The Pope did not directly address allegations of ongoing abuse in his Wednesday comments. However, he encouraged bishops and Church leaders to "continue to make every effort to ensure that similar tragedies do not happen again."

"I express closeness and paternal support to the priests of France in the face of this evidence," he said, adding: "It is hard. But is it healthy."

Francis also assured sexual abuse survivors of his prayers and said: "I wish to express my sorrow and my pain to the victims for the trauma that they have suffered and also my shame, our shame, my shame for the too long incapacity of the church to put them at the center of its attention."

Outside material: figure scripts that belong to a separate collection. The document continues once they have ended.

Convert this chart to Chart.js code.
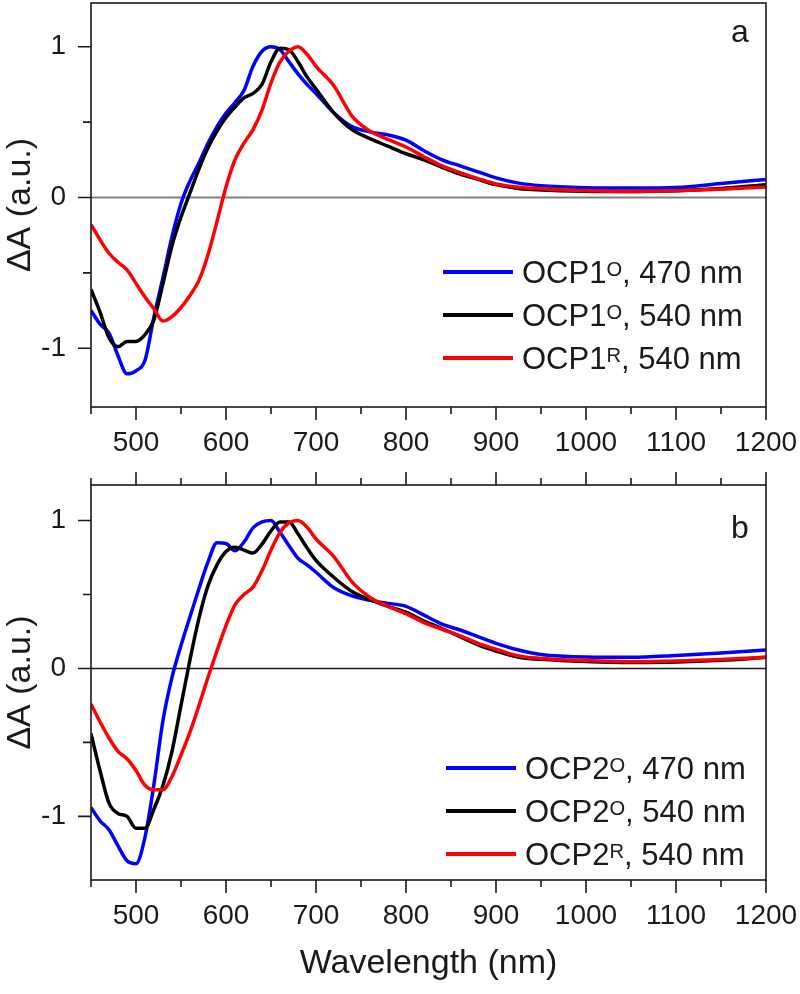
<!DOCTYPE html>
<html>
<head>
<meta charset="utf-8">
<script src="https://cdn.jsdelivr.net/npm/chart.js@4.4.1/dist/chart.umd.min.js"></script>
<style>
  body { margin: 0; background: #fff; }
  #page { position: relative; width: 800px; height: 994px; font-family: 'Liberation Sans', Arial, sans-serif; color: #1a1a1a; }
  canvas { position: absolute; left: 0; }
  .panel-tag { position: absolute; font-size: 32px; line-height: 32px; }
  .leg-line { position: absolute; height: 4px; width: 70px; }
  .leg-text { position: absolute; font-size: 31px; line-height: 31px; white-space: nowrap; }
  .leg-text sup { font-size: 0.65em; line-height: 0; vertical-align: 7px; }
</style>
</head>
<body>
<div id="page">
  <canvas id="chartA" width="800" height="460" style="top:0"></canvas>
  <canvas id="chartB" width="800" height="534" style="top:460px"></canvas>
  <div class="panel-tag" style="left:731px;top:15px">a</div>
  <div class="panel-tag" style="left:731px;top:511px">b</div>
</div>
<script>
// wavelength grid shared by every trace (nm)
const wavelength = [450, 460, 470, 480, 490, 500, 510, 520, 530, 540, 550, 560, 570, 580, 590,
  600, 610, 620, 630, 640, 650, 660, 670, 680, 690, 700,
  720, 740, 760, 780, 800, 820, 840, 860, 880, 900,
  925, 950, 1000, 1050, 1100, 1150, 1200];

// panel a - OCP1
const ocp1O_470 = [-0.75, -0.84, -0.90, -1.05, -1.17, -1.15, -1.08, -0.79, -0.53, -0.26, -0.04, 0.11, 0.23, 0.36, 0.47,
  0.56, 0.63, 0.71, 0.87, 0.97, 1.00, 0.98, 0.90, 0.82, 0.75, 0.69,
  0.56, 0.47, 0.435, 0.415, 0.38, 0.31, 0.25, 0.21, 0.17, 0.13,
  0.095, 0.078, 0.065, 0.062, 0.066, 0.092, 0.12];
const ocp1O_540 = [-0.61, -0.76, -0.93, -0.99, -0.955, -0.955, -0.91, -0.81, -0.57, -0.32, -0.13, 0.03, 0.19, 0.33, 0.44,
  0.53, 0.60, 0.66, 0.69, 0.75, 0.90, 0.99, 0.98, 0.90, 0.80, 0.72,
  0.56, 0.45, 0.39, 0.34, 0.29, 0.25, 0.20, 0.155, 0.12, 0.085,
  0.06, 0.05, 0.042, 0.04, 0.045, 0.06, 0.085];
const ocp1R_540 = [-0.18, -0.28, -0.37, -0.43, -0.48, -0.57, -0.66, -0.74, -0.82, -0.79, -0.73, -0.65, -0.55, -0.38, -0.16,
  0.07, 0.25, 0.36, 0.45, 0.58, 0.76, 0.90, 0.97, 1.00, 0.95, 0.87,
  0.74, 0.54, 0.44, 0.385, 0.335, 0.27, 0.21, 0.165, 0.125, 0.09,
  0.068, 0.058, 0.045, 0.04, 0.045, 0.055, 0.07];

// panel b - OCP2
const ocp2O_470 = [-0.94, -1.03, -1.09, -1.20, -1.30, -1.32, -1.14, -0.78, -0.35, -0.06, 0.155, 0.35, 0.54, 0.72, 0.85,
  0.845, 0.795, 0.855, 0.95, 0.99, 1.00, 0.92, 0.83, 0.745, 0.70, 0.65,
  0.545, 0.49, 0.46, 0.44, 0.42, 0.36, 0.30, 0.26, 0.215, 0.17,
  0.125, 0.095, 0.078, 0.076, 0.088, 0.105, 0.125];
const ocp2O_540 = [-0.44, -0.69, -0.91, -0.98, -1.00, -1.08, -1.08, -0.95, -0.79, -0.56, -0.25, 0.06, 0.34, 0.56, 0.70,
  0.79, 0.82, 0.80, 0.78, 0.84, 0.93, 0.99, 0.99, 0.91, 0.815, 0.73,
  0.615, 0.52, 0.465, 0.42, 0.38, 0.32, 0.27, 0.215, 0.16, 0.118,
  0.076, 0.062, 0.047, 0.04, 0.043, 0.055, 0.075];
const ocp2R_540 = [-0.24, -0.36, -0.47, -0.56, -0.61, -0.69, -0.79, -0.82, -0.82, -0.73, -0.585, -0.43, -0.25, -0.06, 0.12,
  0.29, 0.43, 0.50, 0.55, 0.66, 0.80, 0.92, 0.985, 1.00, 0.955, 0.875,
  0.755, 0.585, 0.48, 0.42, 0.37, 0.31, 0.265, 0.22, 0.17, 0.13,
  0.085, 0.068, 0.053, 0.046, 0.05, 0.06, 0.075];

// legend pieces
const stateA = ['O', 'O', 'R'];
const pumpNm = [470, 540, 540];
const seriesColors = ['#0000ff', '#000000', '#ff0000'];

// axis ticks
const xMajorTicks = [500, 600, 700, 800, 900, 1000, 1100, 1200];
const xMinorTicks = [450, 550, 650, 750, 850, 950, 1050, 1150];
const yMajorTicks = [-1, 0, 1];
const yMinorTicks = [-0.5, 0.5];

const FONT = "'Liberation Sans', Arial, sans-serif";
Chart.defaults.font.family = FONT;
Chart.defaults.color = '#1a1a1a';

// frame, zero line and outward ticks
const framePlugin = {
  id: 'frame',
  beforeDatasetsDraw(chart, args, o) {
    const {ctx, chartArea: a, scales: {y}} = chart;
    const y0 = y.getPixelForValue(0);
    ctx.save();
    ctx.strokeStyle = o.zeroColor;
    ctx.lineWidth = o.zeroWidth;
    ctx.beginPath();
    ctx.moveTo(a.left, y0);
    ctx.lineTo(a.right, y0);
    ctx.stroke();
    ctx.restore();
  },
  afterDatasetsDraw(chart, args, o) {
    const {ctx, chartArea: a, scales: {x, y}} = chart;
    ctx.save();
    ctx.strokeStyle = '#1a1a1a';
    ctx.lineWidth = 1.6;
    ctx.strokeRect(a.left, a.top, a.right - a.left, a.bottom - a.top);
    ctx.beginPath();
    const xt = (vals, len) => vals.forEach(v => {
      const px = x.getPixelForValue(v);
      ctx.moveTo(px, a.bottom);
      ctx.lineTo(px, a.bottom + len);
      if (o.topTicks) {
        ctx.moveTo(px, a.top);
        ctx.lineTo(px, a.top - len);
      }
    });
    const yt = (vals, len) => vals.forEach(v => {
      const py = y.getPixelForValue(v);
      ctx.moveTo(a.left, py);
      ctx.lineTo(a.left - len, py);
    });
    xt(xMajorTicks, 13);
    xt(xMinorTicks, 7);
    yt(yMajorTicks, 13);
    yt(yMinorTicks, 8);
    ctx.stroke();
    ctx.restore();
  }
};

function makePanel(id, series, cfg) {
  const datasets = series.map((vals, i) => ({
    data: wavelength.map((w, k) => ({x: w, y: vals[k]})),
    borderColor: seriesColors[i],
    borderWidth: 3.5,
    pointRadius: 0,
    cubicInterpolationMode: 'monotone',
    order: 3 - i
  }));
  return new Chart(document.getElementById(id), {
    type: 'line',
    data: {datasets},
    options: {
      responsive: false,
      animation: false,
      layout: {padding: {top: cfg.padTop, right: 34, left: 0, bottom: 0}},
      plugins: {
        legend: {display: false},
        tooltip: {enabled: false},
        frame: {zeroColor: cfg.zeroColor, zeroWidth: cfg.zeroWidth, topTicks: cfg.topTicks}
      },
      scales: {
        x: {
          type: 'linear', min: 450, max: 1200,
          afterBuildTicks: s => { s.ticks = xMajorTicks.map(v => ({value: v})); },
          afterFit: s => {
            s.height = cfg.xHeight;
            s.paddingLeft = s.paddingRight = s.paddingTop = s.paddingBottom = 0;
          },
          grid: {display: false, drawTicks: false},
          border: {display: false},
          ticks: {padding: 19, font: {size: 28}, maxRotation: 0, autoSkip: false, callback: v => String(v)},
          title: {
            display: cfg.xTitle,
            text: 'Wavelength (nm)',
            font: {size: 34},
            padding: {top: 0, bottom: 10}
          }
        },
        y: {
          min: cfg.yMin, max: cfg.yMax,
          afterBuildTicks: s => { s.ticks = yMajorTicks.map(v => ({value: v})); },
          afterFit: s => {
            s.width = 91;
            s.paddingLeft = s.paddingRight = s.paddingTop = s.paddingBottom = 0;
          },
          grid: {display: false, drawTicks: false},
          border: {display: false},
          ticks: {padding: 25, font: {size: 28}, callback: v => String(v)},
          title: {
            display: true,
            text: 'ΔA (a.u.)',
            font: {size: 34},
            padding: {top: 0, bottom: 0}
          }
        }
      }
    },
    plugins: [framePlugin]
  });
}

makePanel('chartA', [ocp1O_470, ocp1O_540, ocp1R_540], {
  padTop: 3, xHeight: 53, yMin: -1.39, yMax: 1.29,
  zeroColor: '#808080', zeroWidth: 2, topTicks: false, xTitle: false
});
makePanel('chartB', [ocp2O_470, ocp2O_540, ocp2R_540], {
  padTop: 25, xHeight: 114, yMin: -1.43, yMax: 1.24,
  zeroColor: '#1a1a1a', zeroWidth: 1.6, topTicks: true, xTitle: true
});

// legends inside the plot boxes
function addLegend(name, rowsY, lineLeft, textLeft) {
  const page = document.getElementById('page');
  rowsY.forEach((ry, i) => {
    const line = document.createElement('div');
    line.className = 'leg-line';
    line.style.left = lineLeft + 'px';
    line.style.top = (ry - 2) + 'px';
    line.style.background = seriesColors[i];
    page.appendChild(line);
    const txt = document.createElement('div');
    txt.className = 'leg-text';
    txt.style.left = textLeft + 'px';
    txt.style.top = (ry - 15) + 'px';
    txt.innerHTML = name + '<sup>' + stateA[i] + '</sup>, ' + pumpNm[i] + ' nm';
    page.appendChild(txt);
  });
}
addLegend('OCP1', [272, 315, 358], 443, 522);
addLegend('OCP2', [768, 811, 854], 446, 525);
</script>
</body>
</html>
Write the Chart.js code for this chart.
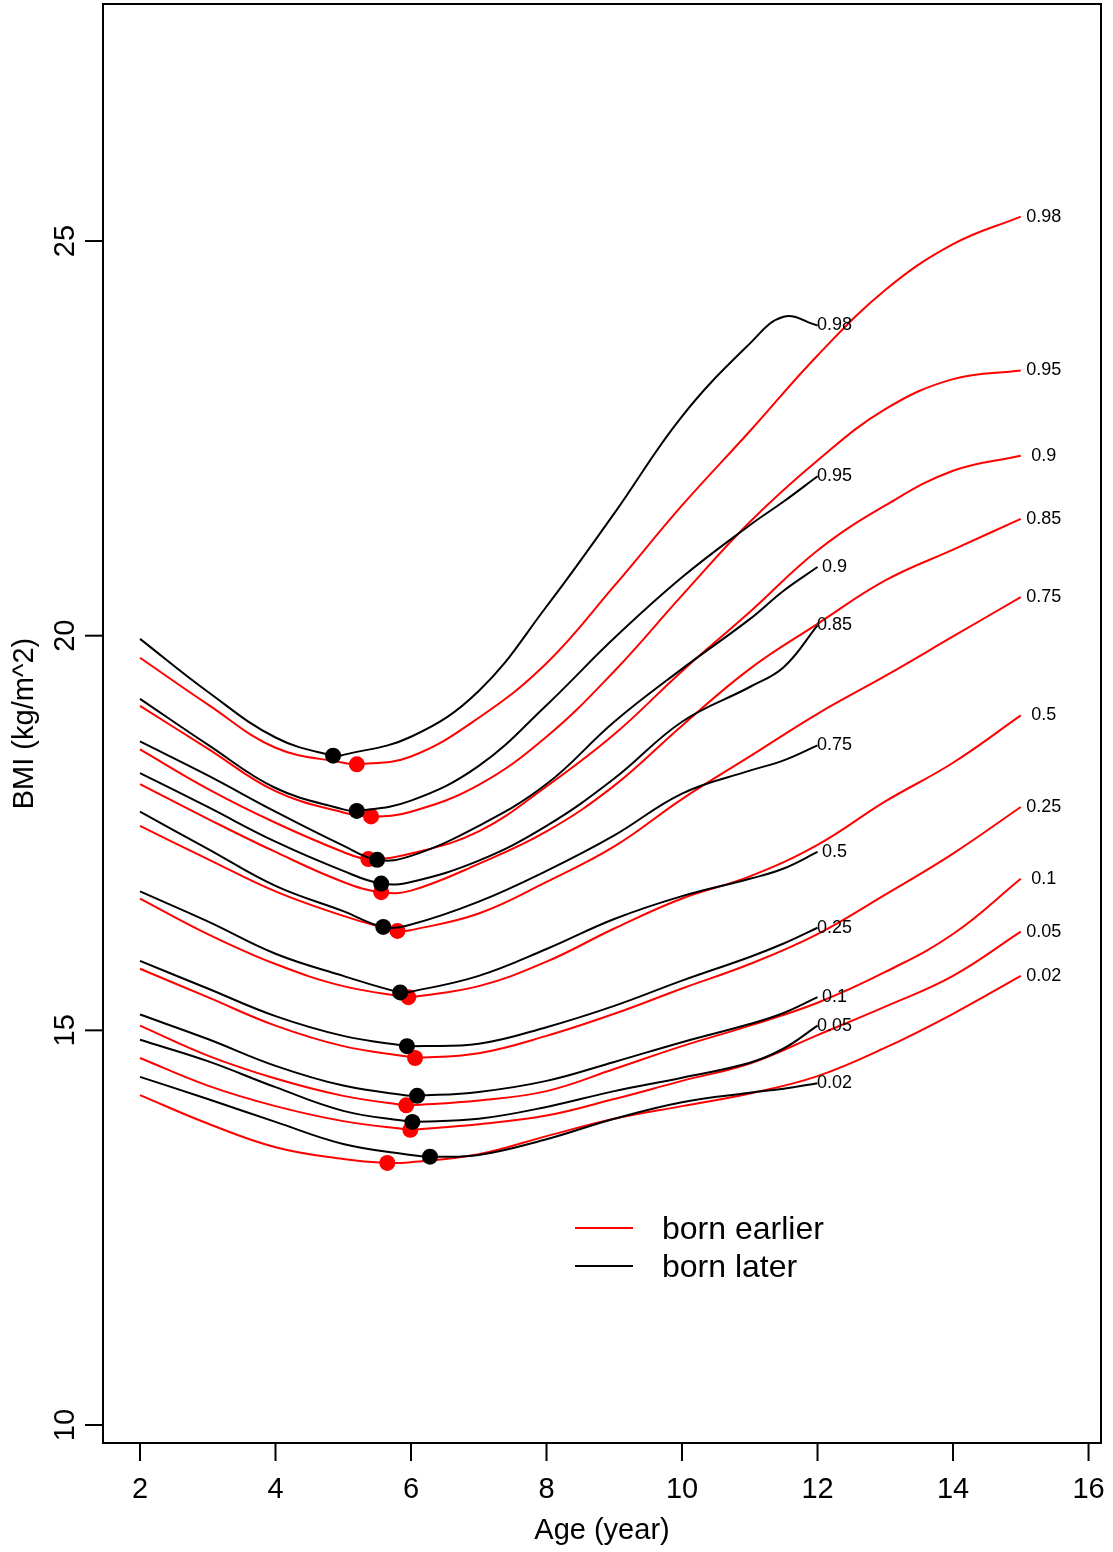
<!DOCTYPE html>
<html>
<head>
<meta charset="utf-8">
<title>BMI quantile curves</title>
<script src="https://cdn.jsdelivr.net/npm/chart.js@4.4.0/dist/chart.umd.min.js"></script>
<style>
  html, body { margin: 0; padding: 0; background: #fff; }
  canvas { display: block; }
</style>
</head>
<body>
<canvas id="bmiChart" width="1113" height="1552"></canvas>
<script>
// Quantiles, lowest to highest
const quantiles = ['0.02', '0.05', '0.1', '0.25', '0.5', '0.75', '0.85', '0.9', '0.95', '0.98'];

// Born earlier: BMI at each age
const earlierAges = [2, 3, 4, 5, 6, 7, 8, 9, 10, 11, 12, 13, 14, 15];
const earlier02 = [14.18, 13.82, 13.52, 13.37, 13.33, 13.43, 13.66, 13.88, 14.04, 14.20, 14.42, 14.78, 15.21, 15.69];
const earlier05 = [14.65, 14.30, 14.04, 13.85, 13.74, 13.81, 13.92, 14.13, 14.36, 14.58, 14.94, 15.30, 15.69, 16.25];
const earlier10 = [15.06, 14.68, 14.39, 14.17, 14.05, 14.11, 14.23, 14.51, 14.80, 15.06, 15.35, 15.74, 16.22, 16.92];
const earlier25 = [15.78, 15.42, 15.06, 14.80, 14.66, 14.71, 14.93, 15.21, 15.53, 15.84, 16.22, 16.72, 17.24, 17.83];
const earlier50 = [16.67, 16.22, 15.84, 15.56, 15.42, 15.56, 15.87, 16.29, 16.67, 16.95, 17.35, 17.90, 18.39, 18.99];
const earlier75 = [17.59, 17.17, 16.76, 16.45, 16.27, 16.48, 16.88, 17.33, 17.93, 18.47, 19.01, 19.49, 19.99, 20.49];
const earlier85 = [18.12, 17.68, 17.26, 16.88, 16.77, 17.11, 17.52, 18.10, 18.86, 19.58, 20.15, 20.70, 21.09, 21.48];
const earlier90 = [18.56, 18.06, 17.63, 17.26, 17.24, 17.52, 18.09, 18.75, 19.55, 20.30, 21.08, 21.65, 22.09, 22.28];
const earlier95 = [19.11, 18.57, 18.03, 17.76, 17.77, 18.11, 18.72, 19.55, 20.51, 21.44, 22.22, 22.87, 23.25, 23.36];
const earlier98 = [19.72, 19.13, 18.58, 18.39, 18.47, 18.96, 19.65, 20.63, 21.65, 22.59, 23.55, 24.38, 24.96, 25.31];

// Born later: BMI at each age
const laterAges = [2, 3, 4, 5, 6, 7, 8, 9, 10, 11, 11.5, 12];
const later02 = [14.41, 14.13, 13.84, 13.56, 13.42, 13.42, 13.62, 13.88, 14.09, 14.21, 14.26, 14.33];
const later05 = [14.88, 14.61, 14.28, 13.98, 13.84, 13.88, 14.03, 14.23, 14.40, 14.59, 14.77, 15.06];
const later10 = [15.20, 14.89, 14.55, 14.30, 14.17, 14.22, 14.36, 14.60, 14.85, 15.08, 15.22, 15.42];
const later25 = [15.88, 15.53, 15.18, 14.93, 14.80, 14.83, 15.04, 15.31, 15.63, 15.93, 16.10, 16.30];
const later50 = [16.76, 16.38, 15.97, 15.69, 15.49, 15.69, 16.03, 16.41, 16.70, 16.92, 17.05, 17.26];
const later75 = [17.77, 17.30, 16.83, 16.51, 16.34, 16.63, 17.02, 17.47, 18.00, 18.29, 18.42, 18.61];
const later85 = [18.26, 17.83, 17.39, 17.02, 16.88, 17.15, 17.59, 18.19, 18.91, 19.35, 19.60, 20.13];
const later90 = [18.66, 18.23, 17.77, 17.34, 17.21, 17.59, 18.12, 18.91, 19.58, 20.21, 20.57, 20.87];
const later95 = [19.20, 18.62, 18.07, 17.80, 17.91, 18.35, 19.12, 19.97, 20.74, 21.40, 21.70, 22.02];
const later98 = [19.96, 19.29, 18.71, 18.49, 18.72, 19.30, 20.37, 21.55, 22.78, 23.70, 24.04, 23.93];

// Minimum of each curve (adiposity rebound), same order as quantiles
const earlierReboundAge = [5.65, 5.99, 5.93, 6.06, 5.96, 5.80, 5.56, 5.37, 5.41, 5.20];
const earlierReboundBmi = [13.32, 13.74, 14.05, 14.65, 15.42, 16.26, 16.75, 17.17, 17.71, 18.37];
const laterReboundAge = [6.28, 6.02, 6.09, 5.94, 5.84, 5.59, 5.56, 5.50, 5.20, 4.85];
const laterReboundBmi = [13.40, 13.84, 14.17, 14.80, 15.48, 16.31, 16.86, 17.16, 17.78, 18.48];

const xTicks = [2, 4, 6, 8, 10, 12, 14, 16];
const yTicks = [10, 15, 20, 25];

const earlierSeries = [earlier02, earlier05, earlier10, earlier25, earlier50, earlier75, earlier85, earlier90, earlier95, earlier98];
const laterSeries = [later02, later05, later10, later25, later50, later75, later85, later90, later95, later98];

const RED = '#ff0000';
const BLACK = '#000000';
const FONT = '"Liberation Sans", Arial, Helvetica, sans-serif';

// curve points plus the rebound point, in age order
function curvePoints(ages, values, rAge, rBmi) {
    const pts = ages.map((a, i) => ({ x: a, y: values[i] }));
    pts.push({ x: rAge, y: rBmi });
    pts.sort((p, q) => p.x - q.x);
    return pts;
}

function lineSet(ages, values, rAge, rBmi, color, order) {
    return {
        data: curvePoints(ages, values, rAge, rBmi),
        showLine: true,
        borderColor: color,
        borderWidth: 2,
        pointRadius: 0,
        tension: 0.4,
        order: order
    };
}

function dotSet(ageArr, bmiArr, color, order) {
    return {
        data: ageArr.map((a, i) => ({ x: a, y: bmiArr[i] })),
        showLine: false,
        pointRadius: 8,
        pointBackgroundColor: color,
        pointBorderWidth: 0,
        order: order
    };
}

const datasets = [];
quantiles.forEach((q, i) => {
    datasets.push(lineSet(earlierAges, earlierSeries[i], earlierReboundAge[i], earlierReboundBmi[i], RED, 4));
    datasets.push(lineSet(laterAges, laterSeries[i], laterReboundAge[i], laterReboundBmi[i], BLACK, 2));
});
datasets.push(dotSet(earlierReboundAge, earlierReboundBmi, RED, 3));
datasets.push(dotSet(laterReboundAge, laterReboundBmi, BLACK, 1));

// Box, axes, curve labels and legend
const frame = {
    id: 'frame',
    afterDraw(chart) {
        const { ctx, chartArea: a, scales: { x, y } } = chart;
        ctx.save();
        ctx.strokeStyle = '#000';
        ctx.fillStyle = '#000';
        ctx.lineWidth = 2;
        ctx.strokeRect(a.left, a.top, a.right - a.left, a.bottom - a.top);

        // x axis
        ctx.font = '29px ' + FONT;
        ctx.textAlign = 'center';
        ctx.textBaseline = 'alphabetic';
        xTicks.forEach(t => {
            const px = x.getPixelForValue(t);
            ctx.beginPath();
            ctx.moveTo(px, a.bottom);
            ctx.lineTo(px, a.bottom + 18);
            ctx.stroke();
            ctx.fillText(String(t), px, a.bottom + 55);
        });
        ctx.fillText('Age (year)', (a.left + a.right) / 2, a.bottom + 96);

        // y axis, labels turned
        yTicks.forEach(t => {
            const py = y.getPixelForValue(t);
            ctx.beginPath();
            ctx.moveTo(a.left, py);
            ctx.lineTo(a.left - 18, py);
            ctx.stroke();
            ctx.save();
            ctx.translate(a.left - 29, py);
            ctx.rotate(-Math.PI / 2);
            ctx.fillText(String(t), 0, 0);
            ctx.restore();
        });
        ctx.save();
        ctx.translate(33, (a.top + a.bottom) / 2);
        ctx.rotate(-Math.PI / 2);
        ctx.fillText('BMI (kg/m^2)', 0, 0);
        ctx.restore();

        // quantile labels at the curve ends
        ctx.font = '18px ' + FONT;
        ctx.textBaseline = 'middle';
        quantiles.forEach((q, i) => {
            const e = earlierSeries[i];
            const l = laterSeries[i];
            ctx.fillText(q, x.getPixelForValue(15.34), y.getPixelForValue(e[e.length - 1]));
            ctx.fillText(q, x.getPixelForValue(12.25), y.getPixelForValue(l[l.length - 1]));
        });

        // legend
        const legendItems = [['born earlier', RED], ['born later', BLACK]];
        ctx.font = '32px ' + FONT;
        ctx.textAlign = 'left';
        ctx.textBaseline = 'alphabetic';
        legendItems.forEach((item, i) => {
            const ly = 1228 + i * 38;
            ctx.strokeStyle = item[1];
            ctx.beginPath();
            ctx.moveTo(575, ly);
            ctx.lineTo(633, ly);
            ctx.stroke();
            ctx.fillStyle = '#000';
            ctx.fillText(item[0], 662, ly + 11);
        });
        ctx.restore();
    }
};

const bmiChart = new Chart(document.getElementById('bmiChart').getContext('2d'), {
    type: 'scatter',
    data: { datasets: datasets },
    options: {
        responsive: false,
        animation: false,
        devicePixelRatio: 1,
        events: [],
        layout: { autoPadding: false, padding: { left: 103, right: 12, top: 4, bottom: 109 } },
        scales: {
            x: { type: 'linear', min: 1.454, max: 16.184, display: false },
            y: { type: 'linear', min: 9.772, max: 28.003, display: false }
        },
        plugins: {
            legend: { display: false },
            tooltip: { enabled: false }
        }
    },
    plugins: [frame]
});
</script>
</body>
</html>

The report said that "the Catholic Church is the place where the prevalence of sexual violence is at its highest, other than in family and friend circles." It found that children were also more likely to abused within Church settings than in state-run schools or summer camps.

Jean-Marc Sauvé, the president of the Independent Commission on Sexual Abuse in the Church (CIASE) which authored the report, said Tuesday that while most of the violence happened between 1950 and 1968, it still persists today.

Abuse of minors within the Church accounts for close to 4% of all sexual violence in France, according to Sauvé.

"The problem is not behind us, it is still here," he said.

Between 2,900 and 3,200 abusers were estimated to have worked in the French Catholic Church between 1950 and 2020, out of a total of 115,000 priests and other clerics, according to the report.

And while the Church has taken "important steps" to prevent sexual violence in recent years, the report described them as reactive and insufficient, warning that although "these acts of violence were in decline up until the early 1990s, they have since stopped decreasing.

More than half the abuses detailed in the report occurred before 1969, when the Church in France ignored abuse by people it put in power, according to Sauvé.

"This first period ... is marked by absolutely total indifference of the Church towards victims. The suffering of victims, the harm (suffered by) victims, the trauma of victims, in fact, does not exist," Sauvé told CNN.

Over 70 years, "the Church's attitude could be summarized as one of concealment, relativization or even denial, with only a very recent recognition dating from 2015, and even then, unequally accepted by dioceses and religious institutions," the report said.